É uma reflexão sobre a escola, feita por adolescentes. Tem transgressão, tensões: “Quisemos passar a barreira do politicamente correcto”, conta a realizadora Filipa Reis, uma das coordenadoras do projeto Operação Stop, desenvolvido pelo DESCOBRIR – Programa Gulbenkian Educação para a Cultura e Ciência, em parceria com as escolas e com as autarquias de Mondim de Basto, Óbidos, Paredes e Vila Nova da Barquinha.
Literacia visual
Nos vídeos também há momentos em que os jovens elogiam a escola porque é nela que compartilham os “melhores momentos”, porque aprendem, porque os prepara “para o futuro”. Eles encenam manifestações, entrevistas. Gritam: “Queremos comer! Queremos comer! Nós temos fome, queremos comer!” Queixam-se da comida: “Falta-lhe sal sempre!”. O calor nas salas sufoca-os: “Falta ar condicionado. Eu morro de calor! Os meus olhos até choram por eu estar ali cheio de calor”. Há ainda um momento em que uma das alunas faz de funcionária da escola e impede a saída de jovens quando estas dizem que vão ter aulas de teatro. “Quero a confirmação disso”, diz-lhes. “São ordens do conselho diretivo”, frisa. Mas quando duas miúdas dizem que “vão fumar uma ganza”, deixa-as passar.
As oficinas de vídeo, que duraram uma semana, foram orientadas por Filipa Reis e João Miller Guerra, realizadores dos documentários Li Ké Terra e Bela Vista, e também pela actriz e encenadora Maria Gil. A diretora do programa Gulbenkian Educação para a Cultura e Ciência, Maria de Assis, salienta que o objetivo foi também dar aos alunos mais conhecimentos sobre os processos ligados à construção de um vídeo e à leitura de imagens. Admite, porém, que o tema da escola se tornou “tão importante” que acabou por se sobrepor à questão da “literacia visual”.
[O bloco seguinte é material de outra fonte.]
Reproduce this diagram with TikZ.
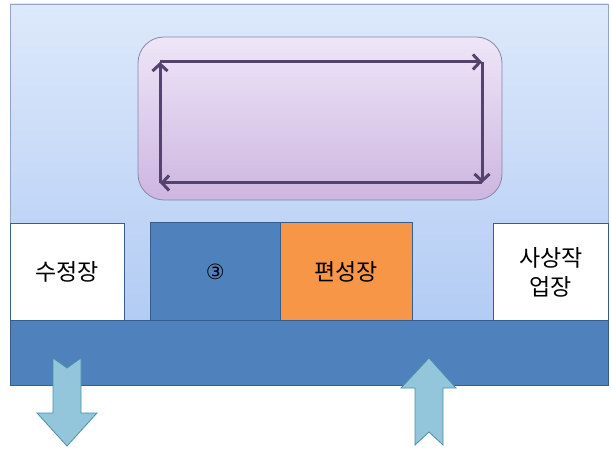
\documentclass[tikz,border=0pt]{standalone}
\usepackage{fontspec}
\setmainfont{Noto Sans CJK KR}
\newfontfamily\symfont{DejaVu Sans}
\usetikzlibrary{arrows.meta}
\definecolor{panelTop}{HTML}{DDE9FB}
\definecolor{panelBot}{HTML}{B3CCF4}
\definecolor{panelEdge}{HTML}{8FA6C8}
\definecolor{purpTop}{HTML}{EEE6F8}
\definecolor{purpBot}{HTML}{CDB6E0}
\definecolor{purpEdge}{HTML}{8E84A8}
\definecolor{loopCol}{HTML}{54426F}
\definecolor{accBlue}{HTML}{4F81BD}
\definecolor{accBlueEdge}{HTML}{385D8A}
\definecolor{accOrange}{HTML}{F79646}
\definecolor{arrFill}{HTML}{93C6DA}
\definecolor{arrEdge}{HTML}{4A8FA8}
\tikzset{
  whitebox/.style={fill=white,draw=accBlueEdge,line width=0.8pt},
  bluebox/.style={fill=accBlue,draw=accBlueEdge,line width=0.8pt},
  orangebox/.style={fill=accOrange,draw=accBlueEdge,line width=0.8pt},
  boxlabel/.style={font=\fontsize{23}{27}\selectfont,align=center,text=black},
  looparrow/.style={draw=loopCol,line width=3pt,-{Straight Barb[length=7pt,width=15pt]}},
  fatarrow/.style={fill=arrFill,draw=arrEdge,line width=0.8pt},
}
\begin{document}
\begin{tikzpicture}[x=1pt,y=-1pt]
\useasboundingbox (0,0) rectangle (611,449);
\fill[white] (0,0) rectangle (611,449);
% outer panel
\shade[top color=panelTop,bottom color=panelBot] (10,4) rectangle (608,320);
\draw[panelEdge,line width=0.8pt] (10,4) rectangle (608,320);
% purple rounded box
\shade[top color=purpTop,bottom color=purpBot,rounded corners=26pt] (138,37) rectangle (502,200);
\draw[purpEdge,line width=0.8pt,rounded corners=26pt] (138,37) rectangle (502,200);
% loop arrows
\coordinate (tl) at (160,62);
\coordinate (tr) at (482,62);
\coordinate (br) at (482,183);
\coordinate (bl) at (160,183);
\draw[looparrow] (tl) -- (tr);
\draw[looparrow] (tr) -- (br);
\draw[looparrow] (br) -- (bl);
\draw[looparrow] (bl) -- (tl);
% boxes
\node[whitebox,minimum width=114pt,minimum height=97pt,anchor=north west,inner sep=0pt] (sj) at (10,223) {};
\node[boxlabel] at (sj.center) {수정장};
\node[bluebox,minimum width=130pt,minimum height=98pt,anchor=north west,inner sep=0pt] (b3) at (150,222) {};
\node[boxlabel] at (b3.center) {\symfont\fontsize{21}{24}\selectfont ③};
\node[orangebox,minimum width=132pt,minimum height=98pt,anchor=north west,inner sep=0pt] (ps) at (280,222) {};
\node[boxlabel] at (ps.center) {편성장};
\node[whitebox,minimum width=115pt,minimum height=97pt,anchor=north west,inner sep=0pt] (ss) at (493,223) {};
\node[boxlabel,font=\fontsize{23}{29}\selectfont] at (ss.center) {사상작\\업장};
% bar
\node[bluebox,minimum width=598pt,minimum height=65pt,anchor=north west,inner sep=0pt] (bar) at (10,320) {};
% down arrow (notched top)
\draw[fatarrow] (53,358) -- (67,368) -- (81,358) -- (81,413) -- (97,413) -- (67,446) -- (37,413) -- (53,413) -- cycle;
% up arrow (notched bottom)
\draw[fatarrow] (429,358) -- (456,388) -- (443,388) -- (443,445) -- (429,432) -- (415,445) -- (415,388) -- (401,388) -- cycle;
\end{tikzpicture}
\end{document}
Mas o projeto teve frutos: houve casos em que os alunos constituíram uma associação de estudantes e outros em que, como em Vila Nova da Barquinha, conseguiram acesso à Internet. “Nós vamos lá fazer uma explosão e depois vimo-nos embora”, brinca Filipa Reis. O professor de Matemática de Vila Nova da Barquinha, Paulo Tavares, não tem dúvidas de que o processo foi “enriquecedor em termos formativos”: “Até para tomarem consciência de que, para conseguirem algo, têm de dizer o que não está bem. Isso dá-lhes uma consciência crítica e construtiva maior”.
Pedro Rodrigues, de 16 anos, escolheu o grupo do “não”, o dos pontos negativos. Justifica que tanto o pai como a mãe trabalham na escola e que, por isso, sempre esteve muito ligado ao “lado bom”. “No lado bom já está tudo bem, é no lado mau que podemos melhorar a escola, e eu gosto de mudança”, acrescenta. No caso desta escola do Agrupamento Josefa de Óbidos, depois da semana das oficinas, os alunos decidiram que devia haver uma Associação de Estudantes. Organizaram-se em listas e marcaram eleições. Pedro Rodrigues é agora o presidente.